-- THE EXERCISE --
Write out each line that follows exactly as it stands, without the pictures.
START
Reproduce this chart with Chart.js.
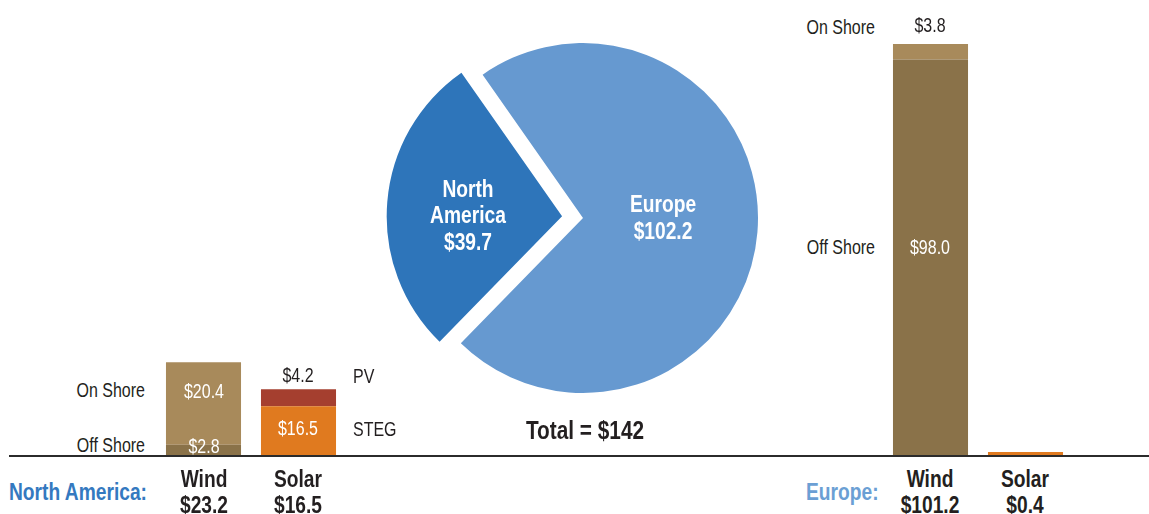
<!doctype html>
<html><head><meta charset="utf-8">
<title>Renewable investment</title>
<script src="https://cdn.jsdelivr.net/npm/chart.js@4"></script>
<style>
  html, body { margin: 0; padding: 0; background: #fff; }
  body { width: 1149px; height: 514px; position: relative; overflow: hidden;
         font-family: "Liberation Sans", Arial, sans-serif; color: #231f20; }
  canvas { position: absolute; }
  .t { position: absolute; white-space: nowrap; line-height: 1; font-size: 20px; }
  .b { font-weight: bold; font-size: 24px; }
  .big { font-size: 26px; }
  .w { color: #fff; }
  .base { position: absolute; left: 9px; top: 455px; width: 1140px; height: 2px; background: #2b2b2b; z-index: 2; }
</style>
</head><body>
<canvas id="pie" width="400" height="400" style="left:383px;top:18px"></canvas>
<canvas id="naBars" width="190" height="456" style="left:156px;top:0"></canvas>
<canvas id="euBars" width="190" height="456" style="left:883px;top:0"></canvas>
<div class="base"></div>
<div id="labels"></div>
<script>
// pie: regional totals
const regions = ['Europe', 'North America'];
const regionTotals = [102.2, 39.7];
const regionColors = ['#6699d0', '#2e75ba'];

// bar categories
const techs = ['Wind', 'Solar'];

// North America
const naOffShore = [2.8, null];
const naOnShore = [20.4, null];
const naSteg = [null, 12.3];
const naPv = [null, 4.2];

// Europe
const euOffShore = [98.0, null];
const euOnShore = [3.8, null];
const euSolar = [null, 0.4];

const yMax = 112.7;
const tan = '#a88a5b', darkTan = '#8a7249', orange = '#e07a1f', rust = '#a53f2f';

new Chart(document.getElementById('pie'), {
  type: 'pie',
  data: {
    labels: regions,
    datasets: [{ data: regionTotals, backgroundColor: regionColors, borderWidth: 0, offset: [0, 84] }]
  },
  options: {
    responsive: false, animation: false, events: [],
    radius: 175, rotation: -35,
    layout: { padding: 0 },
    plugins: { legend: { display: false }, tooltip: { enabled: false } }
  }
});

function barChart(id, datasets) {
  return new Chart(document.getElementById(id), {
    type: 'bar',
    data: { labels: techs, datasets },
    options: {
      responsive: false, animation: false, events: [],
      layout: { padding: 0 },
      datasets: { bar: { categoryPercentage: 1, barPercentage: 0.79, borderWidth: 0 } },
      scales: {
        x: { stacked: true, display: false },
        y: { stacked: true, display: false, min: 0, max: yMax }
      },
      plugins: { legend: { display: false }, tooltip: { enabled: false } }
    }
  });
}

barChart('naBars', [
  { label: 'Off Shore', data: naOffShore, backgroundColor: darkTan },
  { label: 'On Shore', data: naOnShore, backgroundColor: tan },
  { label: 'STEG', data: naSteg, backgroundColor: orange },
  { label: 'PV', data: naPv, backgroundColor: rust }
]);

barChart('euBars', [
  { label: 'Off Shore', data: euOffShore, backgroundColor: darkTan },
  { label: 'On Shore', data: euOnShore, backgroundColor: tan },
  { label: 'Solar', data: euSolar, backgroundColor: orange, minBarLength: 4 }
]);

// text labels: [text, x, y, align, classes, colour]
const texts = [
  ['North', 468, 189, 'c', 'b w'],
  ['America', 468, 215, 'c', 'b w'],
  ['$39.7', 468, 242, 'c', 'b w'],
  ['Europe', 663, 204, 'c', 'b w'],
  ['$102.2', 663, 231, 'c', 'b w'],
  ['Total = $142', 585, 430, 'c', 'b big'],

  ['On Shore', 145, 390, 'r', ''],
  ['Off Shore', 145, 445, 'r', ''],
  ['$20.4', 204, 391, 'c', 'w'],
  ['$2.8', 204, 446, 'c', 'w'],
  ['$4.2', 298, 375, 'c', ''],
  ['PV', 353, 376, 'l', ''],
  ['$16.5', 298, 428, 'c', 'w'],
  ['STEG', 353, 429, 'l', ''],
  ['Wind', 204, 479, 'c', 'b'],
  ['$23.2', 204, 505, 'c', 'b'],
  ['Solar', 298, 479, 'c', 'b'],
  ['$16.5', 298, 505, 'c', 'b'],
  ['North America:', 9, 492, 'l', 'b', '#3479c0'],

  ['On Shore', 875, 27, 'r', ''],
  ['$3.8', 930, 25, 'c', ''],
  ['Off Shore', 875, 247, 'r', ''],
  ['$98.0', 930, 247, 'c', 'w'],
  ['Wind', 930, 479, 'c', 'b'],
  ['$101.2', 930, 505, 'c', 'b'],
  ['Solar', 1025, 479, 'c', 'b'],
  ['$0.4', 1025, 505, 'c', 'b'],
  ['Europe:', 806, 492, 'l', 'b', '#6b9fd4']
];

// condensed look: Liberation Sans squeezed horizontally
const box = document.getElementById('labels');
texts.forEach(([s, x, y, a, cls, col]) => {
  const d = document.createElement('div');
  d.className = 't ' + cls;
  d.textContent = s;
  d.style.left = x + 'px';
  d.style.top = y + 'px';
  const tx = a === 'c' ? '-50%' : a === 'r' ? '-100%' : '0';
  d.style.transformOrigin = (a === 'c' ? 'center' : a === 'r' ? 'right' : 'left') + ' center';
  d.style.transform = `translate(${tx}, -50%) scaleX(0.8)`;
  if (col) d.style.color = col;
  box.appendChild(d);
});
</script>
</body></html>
END
-- SOLUTION FOR THIS EXERCISE --
Reproduce this chart with Chart.js.
<!doctype html>
<html><head><meta charset="utf-8">
<title>Renewable investment</title>
<script src="https://cdn.jsdelivr.net/npm/chart.js@4"></script>
<style>
  html, body { margin: 0; padding: 0; background: #fff; }
  body { width: 1149px; height: 514px; position: relative; overflow: hidden;
         font-family: "Liberation Sans", Arial, sans-serif; color: #231f20; }
  canvas { position: absolute; }
  .t { position: absolute; white-space: nowrap; line-height: 1; font-size: 20px; }
  .b { font-weight: bold; font-size: 24px; }
  .big { font-size: 26px; }
  .w { color: #fff; }
  .base { position: absolute; left: 9px; top: 455px; width: 1140px; height: 2px; background: #2b2b2b; z-index: 2; }
</style>
</head><body>
<canvas id="pie" width="400" height="400" style="left:383px;top:18px"></canvas>
<canvas id="naBars" width="190" height="456" style="left:156px;top:0"></canvas>
<canvas id="euBars" width="190" height="456" style="left:883px;top:0"></canvas>
<div class="base"></div>
<div id="labels"></div>
<script>
// pie: regional totals
const regions = ['Europe', 'North America'];
const regionTotals = [102.2, 39.7];
const regionColors = ['#6699d0', '#2e75ba'];

// bar categories
const techs = ['Wind', 'Solar'];

// North America
const naOffShore = [2.8, null];
const naOnShore = [20.4, null];
const naSteg = [null, 12.3];
const naPv = [null, 4.2];

// Europe
const euOffShore = [98.0, null];
const euOnShore = [3.8, null];
const euSolar = [null, 0.4];

const yMax = 112.7;
const tan = '#a88a5b', darkTan = '#8a7249', orange = '#e07a1f', rust = '#a53f2f';

new Chart(document.getElementById('pie'), {
  type: 'pie',
  data: {
    labels: regions,
    datasets: [{ data: regionTotals, backgroundColor: regionColors, borderWidth: 0, offset: [0, 84] }]
  },
  options: {
    responsive: false, animation: false, events: [],
    radius: 175, rotation: -35,
    layout: { padding: 0 },
    plugins: { legend: { display: false }, tooltip: { enabled: false } }
  }
});

function barChart(id, datasets) {
  return new Chart(document.getElementById(id), {
    type: 'bar',
    data: { labels: techs, datasets },
    options: {
      responsive: false, animation: false, events: [],
      layout: { padding: 0 },
      datasets: { bar: { categoryPercentage: 1, barPercentage: 0.79, borderWidth: 0 } },
      scales: {
        x: { stacked: true, display: false },
        y: { stacked: true, display: false, min: 0, max: yMax }
      },
      plugins: { legend: { display: false }, tooltip: { enabled: false } }
    }
  });
}

barChart('naBars', [
  { label: 'Off Shore', data: naOffShore, backgroundColor: darkTan },
  { label: 'On Shore', data: naOnShore, backgroundColor: tan },
  { label: 'STEG', data: naSteg, backgroundColor: orange },
  { label: 'PV', data: naPv, backgroundColor: rust }
]);

barChart('euBars', [
  { label: 'Off Shore', data: euOffShore, backgroundColor: darkTan },
  { label: 'On Shore', data: euOnShore, backgroundColor: tan },
  { label: 'Solar', data: euSolar, backgroundColor: orange, minBarLength: 4 }
]);

// text labels: [text, x, y, align, classes, colour]
const texts = [
  ['North', 468, 189, 'c', 'b w'],
  ['America', 468, 215, 'c', 'b w'],
  ['$39.7', 468, 242, 'c', 'b w'],
  ['Europe', 663, 204, 'c', 'b w'],
  ['$102.2', 663, 231, 'c', 'b w'],
  ['Total = $142', 585, 430, 'c', 'b big'],

  ['On Shore', 145, 390, 'r', ''],
  ['Off Shore', 145, 445, 'r', ''],
  ['$20.4', 204, 391, 'c', 'w'],
  ['$2.8', 204, 446, 'c', 'w'],
  ['$4.2', 298, 375, 'c', ''],
  ['PV', 353, 376, 'l', ''],
  ['$16.5', 298, 428, 'c', 'w'],
  ['STEG', 353, 429, 'l', ''],
  ['Wind', 204, 479, 'c', 'b'],
  ['$23.2', 204, 505, 'c', 'b'],
  ['Solar', 298, 479, 'c', 'b'],
  ['$16.5', 298, 505, 'c', 'b'],
  ['North America:', 9, 492, 'l', 'b', '#3479c0'],

  ['On Shore', 875, 27, 'r', ''],
  ['$3.8', 930, 25, 'c', ''],
  ['Off Shore', 875, 247, 'r', ''],
  ['$98.0', 930, 247, 'c', 'w'],
  ['Wind', 930, 479, 'c', 'b'],
  ['$101.2', 930, 505, 'c', 'b'],
  ['Solar', 1025, 479, 'c', 'b'],
  ['$0.4', 1025, 505, 'c', 'b'],
  ['Europe:', 806, 492, 'l', 'b', '#6b9fd4']
];

// condensed look: Liberation Sans squeezed horizontally
const box = document.getElementById('labels');
texts.forEach(([s, x, y, a, cls, col]) => {
  const d = document.createElement('div');
  d.className = 't ' + cls;
  d.textContent = s;
  d.style.left = x + 'px';
  d.style.top = y + 'px';
  const tx = a === 'c' ? '-50%' : a === 'r' ? '-100%' : '0';
  d.style.transformOrigin = (a === 'c' ? 'center' : a === 'r' ? 'right' : 'left') + ' center';
  d.style.transform = `translate(${tx}, -50%) scaleX(0.8)`;
  if (col) d.style.color = col;
  box.appendChild(d);
});
</script>
</body></html>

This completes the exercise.